# [What you should do]
Copy nothing but the text: repeat each entry exactly and drop the images.

───── Exercise input ─────

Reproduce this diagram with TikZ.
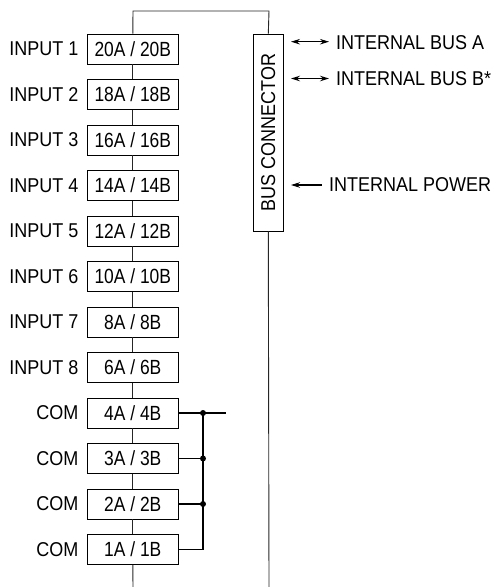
\documentclass[tikz,border=0pt]{standalone}
\usepackage{fontspec}
\setmainfont{Liberation Sans}[FakeStretch=0.9]
\newfontfamily\boxfont{Liberation Sans}[FakeStretch=0.85]
\usetikzlibrary{arrows.meta}
\begin{document}
\begin{tikzpicture}[x=1pt,y=-1pt,
  every node/.style={font=\fontsize{20}{22}\selectfont},
  pinbox/.style={draw, line width=0.9pt, minimum width=91pt, minimum height=30pt, inner sep=0pt,
    font=\boxfont\fontsize{20.5}{22}\selectfont},
  pinlabel/.style={anchor=east, inner sep=0pt},
  sidelabel/.style={anchor=west, inner sep=0pt},
  wire/.style={line width=0.9pt, draw=black!85},
  comwire/.style={line width=1.8pt},
  dot/.style={circle, fill=black, inner sep=0pt, minimum size=6pt},
  sig/.style={line width=1.1pt, shorten >=7pt},
  >={Stealth[length=9pt,width=5.5pt]}
]
\useasboundingbox (0,0) rectangle (498,587);
% pin boxes
\foreach \i/\t/\l in {1/{20A / 20B}/{INPUT 1}, 2/{18A / 18B}/{INPUT 2}, 3/{16A / 16B}/{INPUT 3}, 4/{14A / 14B}/{INPUT 4},
  5/{12A / 12B}/{INPUT 5}, 6/{10A / 10B}/{INPUT 6}, 7/{8A / 8B}/{INPUT 7}, 8/{6A / 6B}/{INPUT 8},
  9/{4A / 4B}/COM, 10/{3A / 3B}/COM, 11/{2A / 2B}/COM, 12/{1A / 1B}/COM}{
  \node[pinbox] (b\i) at (132.8, {49+45.5*(\i-1)}) {\t};
  \node[pinlabel] (l\i) at (78.5, {49+45.5*(\i-1)}) {\l};
}
% bus connector
\node[draw, line width=0.9pt, rotate=90, minimum width=197pt, minimum height=30pt, inner sep=0pt] (bc) at (268.3,132.5) {BUS CONNECTOR};
% wiring
\coordinate (t1) at (133,11);
\coordinate (t2) at (269,11);
\coordinate (bot1) at (133,587);
\coordinate (bot2) at (269,587);
\draw[wire] (b1.north) -- (t1) -- (t2) -- (bc.east);
\foreach \i [evaluate=\i as \j using int(\i+1)] in {1,...,11}{
  \draw[wire] (b\i.south) -- (b\j.north);
}
\draw[wire] (b12.south) -- (bot1);
\draw[wire] (bc.west) -- (bot2);
% COM bus
\coordinate (cend) at (226,{49+45.5*8});
\draw[comwire] (b9.east) -- (cend);
\draw[comwire] (b12.east) -| (203,{49+45.5*8});
\draw[comwire] (b10.east) -- (203,{49+45.5*9});
\draw[comwire] (b11.east) -- (203,{49+45.5*10});
\node[dot] (d9) at (203,{49+45.5*8}) {};
\node[dot] (d10) at (203,{49+45.5*9}) {};
\node[dot] (d11) at (203,{49+45.5*10}) {};
% internal signals
\node[sidelabel] (la) at (336,42.5) {INTERNAL BUS A};
\node[sidelabel] (lb) at (336,79) {INTERNAL BUS B*};
\node[sidelabel] (lp) at (329,185) {INTERNAL POWER};
\coordinate (ca) at (291,41.7);
\coordinate (cb) at (291,78.5);
\coordinate (cp) at (291,185);
\draw[sig, <->] (ca) -- (ca -| la.west);
\draw[sig, <->] (cb) -- (cb -| lb.west);
\draw[sig, <-] (cp) -- (cp -| lp.west);
\end{tikzpicture}
\end{document}
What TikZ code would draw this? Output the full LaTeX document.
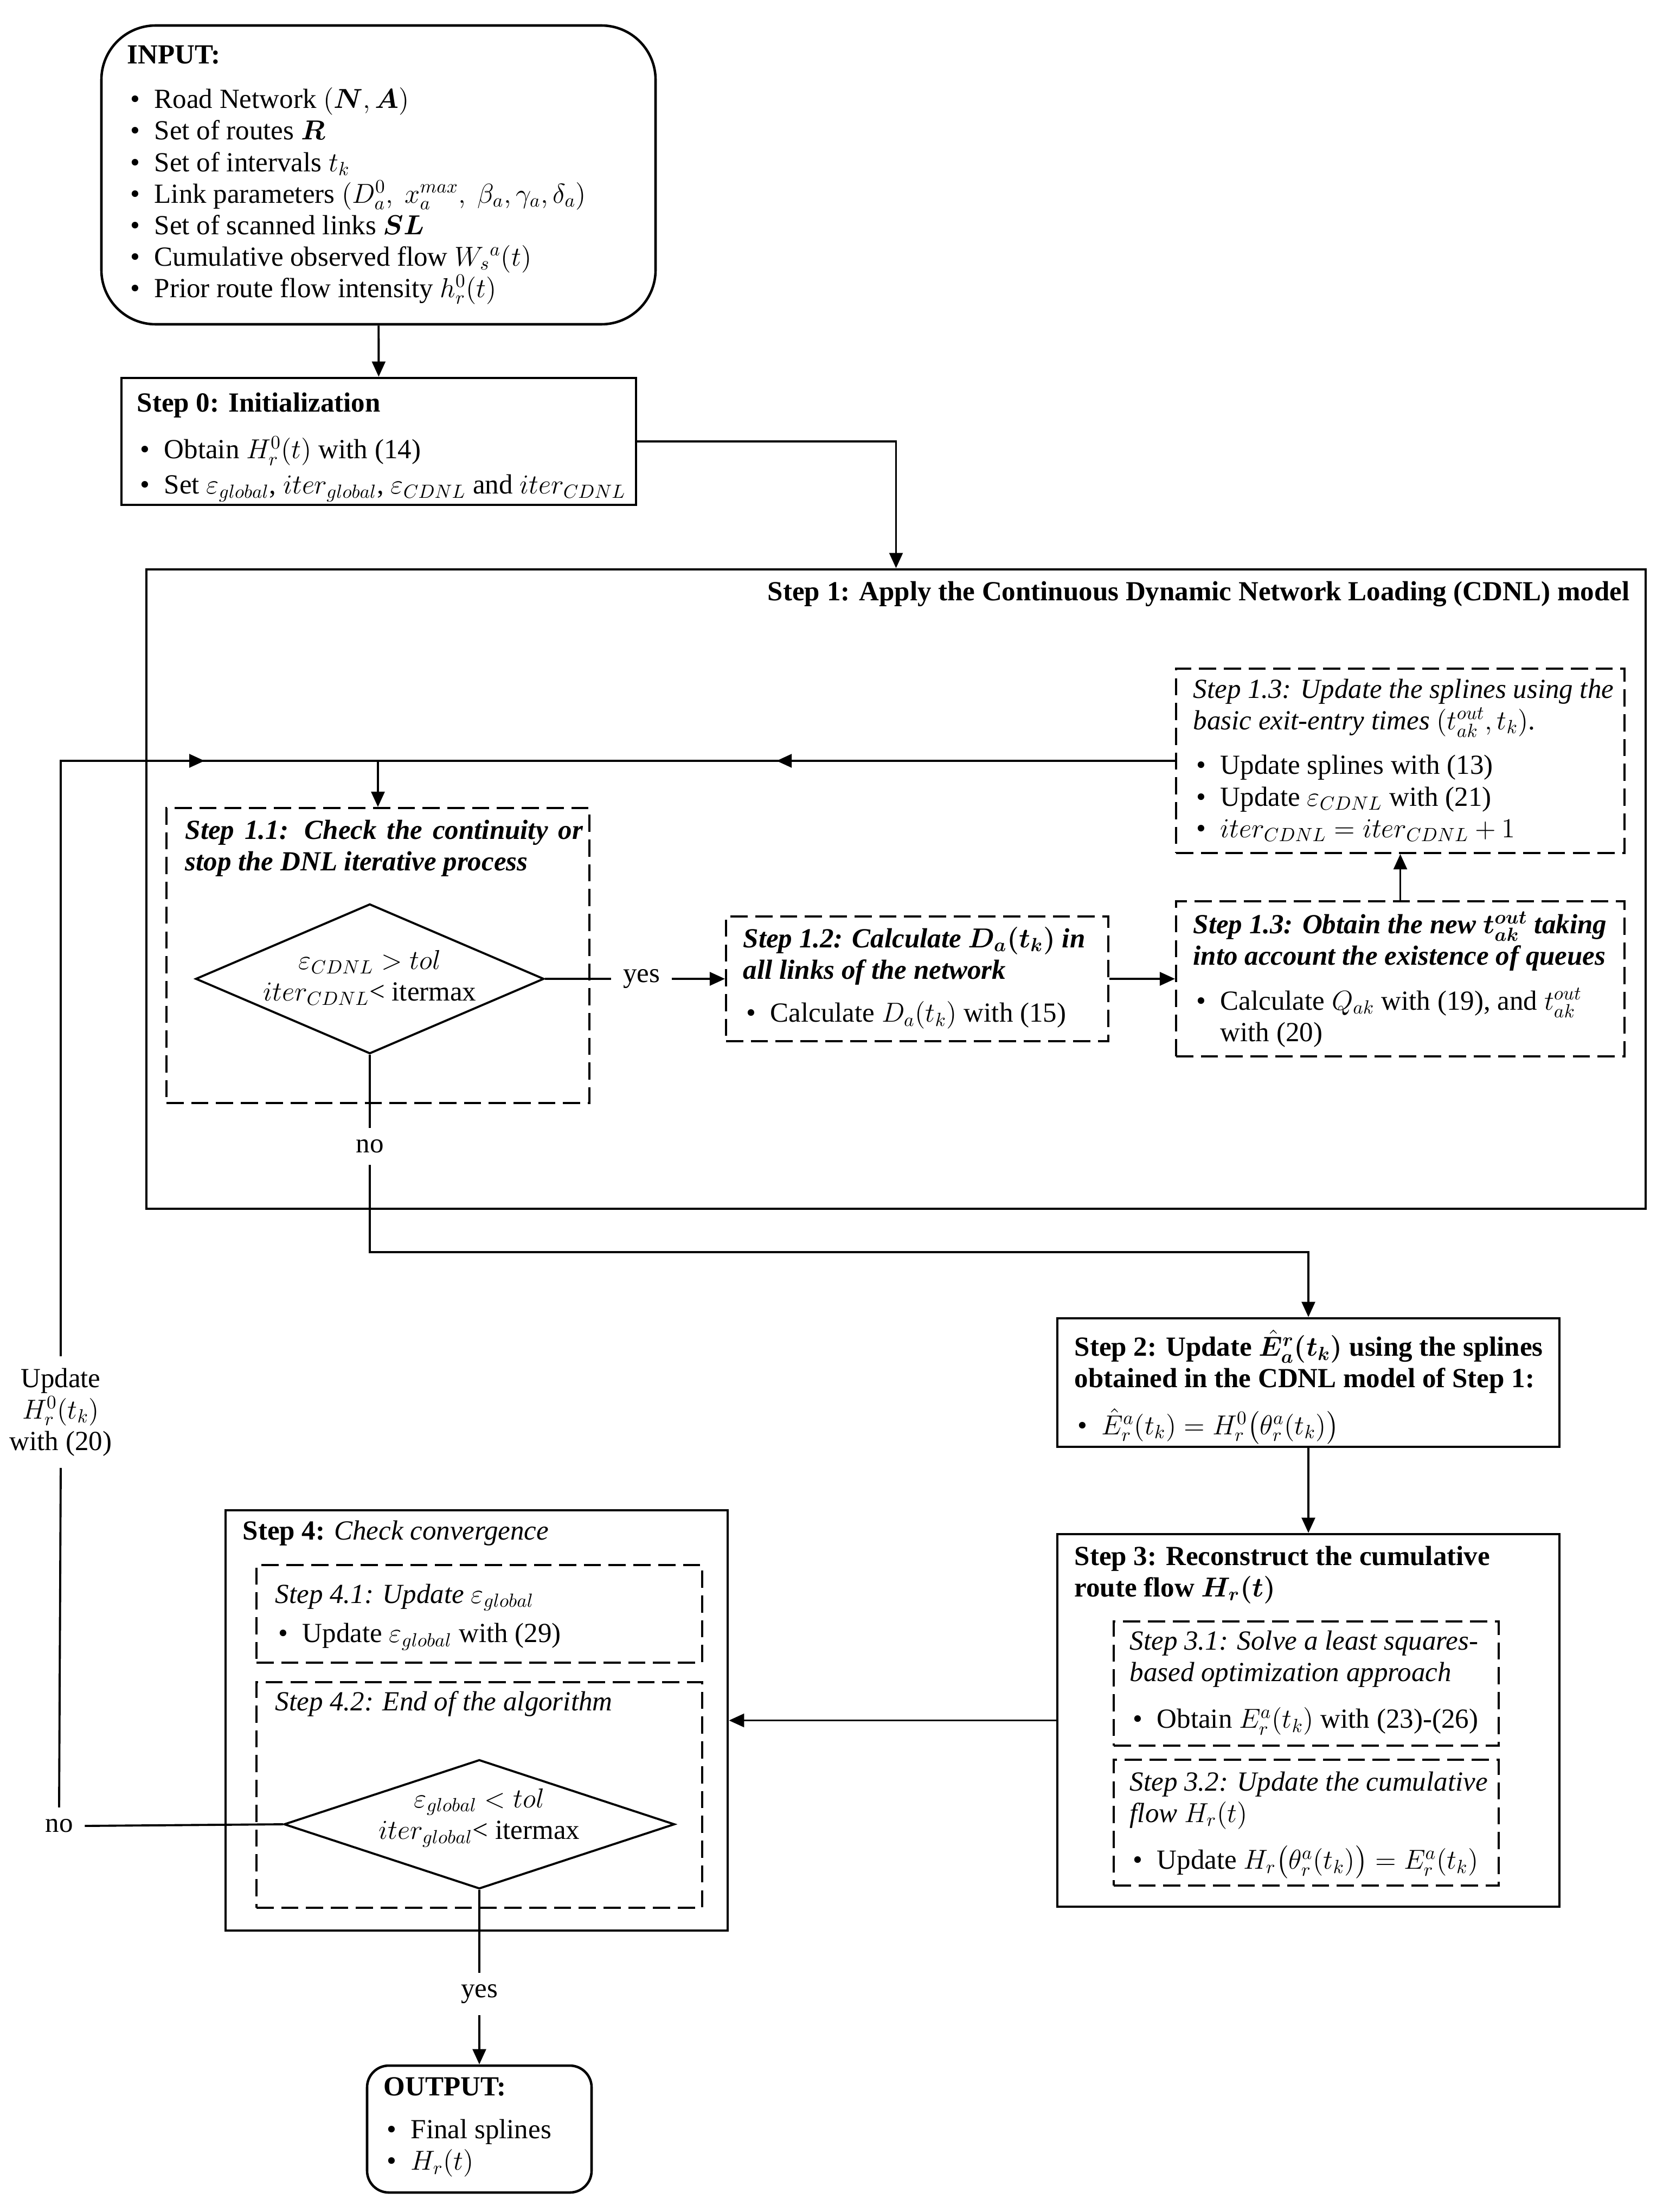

─────

# [Answer to this problem]
Reproduce this diagram with TikZ.
\documentclass[tikz,border=0pt]{standalone}
\usepackage{fontspec}
\setmainfont{Liberation Sans}[FakeStretch=0.9]
\newfontfamily\boxfont{Liberation Sans}[FakeStretch=0.85]
\usetikzlibrary{arrows.meta}
\begin{document}
\begin{tikzpicture}[x=1pt,y=-1pt,
  every node/.style={font=\fontsize{20}{22}\selectfont},
  pinbox/.style={draw, line width=0.9pt, minimum width=91pt, minimum height=30pt, inner sep=0pt,
    font=\boxfont\fontsize{20.5}{22}\selectfont},
  pinlabel/.style={anchor=east, inner sep=0pt},
  sidelabel/.style={anchor=west, inner sep=0pt},
  wire/.style={line width=0.9pt, draw=black!85},
  comwire/.style={line width=1.8pt},
  dot/.style={circle, fill=black, inner sep=0pt, minimum size=6pt},
  sig/.style={line width=1.1pt, shorten >=7pt},
  >={Stealth[length=9pt,width=5.5pt]}
]
\useasboundingbox (0,0) rectangle (498,587);
% pin boxes
\foreach \i/\t/\l in {1/{20A / 20B}/{INPUT 1}, 2/{18A / 18B}/{INPUT 2}, 3/{16A / 16B}/{INPUT 3}, 4/{14A / 14B}/{INPUT 4},
  5/{12A / 12B}/{INPUT 5}, 6/{10A / 10B}/{INPUT 6}, 7/{8A / 8B}/{INPUT 7}, 8/{6A / 6B}/{INPUT 8},
  9/{4A / 4B}/COM, 10/{3A / 3B}/COM, 11/{2A / 2B}/COM, 12/{1A / 1B}/COM}{
  \node[pinbox] (b\i) at (132.8, {49+45.5*(\i-1)}) {\t};
  \node[pinlabel] (l\i) at (78.5, {49+45.5*(\i-1)}) {\l};
}
% bus connector
\node[draw, line width=0.9pt, rotate=90, minimum width=197pt, minimum height=30pt, inner sep=0pt] (bc) at (268.3,132.5) {BUS CONNECTOR};
% wiring
\coordinate (t1) at (133,11);
\coordinate (t2) at (269,11);
\coordinate (bot1) at (133,587);
\coordinate (bot2) at (269,587);
\draw[wire] (b1.north) -- (t1) -- (t2) -- (bc.east);
\foreach \i [evaluate=\i as \j using int(\i+1)] in {1,...,11}{
  \draw[wire] (b\i.south) -- (b\j.north);
}
\draw[wire] (b12.south) -- (bot1);
\draw[wire] (bc.west) -- (bot2);
% COM bus
\coordinate (cend) at (226,{49+45.5*8});
\draw[comwire] (b9.east) -- (cend);
\draw[comwire] (b12.east) -| (203,{49+45.5*8});
\draw[comwire] (b10.east) -- (203,{49+45.5*9});
\draw[comwire] (b11.east) -- (203,{49+45.5*10});
\node[dot] (d9) at (203,{49+45.5*8}) {};
\node[dot] (d10) at (203,{49+45.5*9}) {};
\node[dot] (d11) at (203,{49+45.5*10}) {};
% internal signals
\node[sidelabel] (la) at (336,42.5) {INTERNAL BUS A};
\node[sidelabel] (lb) at (336,79) {INTERNAL BUS B*};
\node[sidelabel] (lp) at (329,185) {INTERNAL POWER};
\coordinate (ca) at (291,41.7);
\coordinate (cb) at (291,78.5);
\coordinate (cp) at (291,185);
\draw[sig, <->] (ca) -- (ca -| la.west);
\draw[sig, <->] (cb) -- (cb -| lb.west);
\draw[sig, <-] (cp) -- (cp -| lp.west);
\end{tikzpicture}
\end{document}
What TikZ code would draw this? Output the full LaTeX document.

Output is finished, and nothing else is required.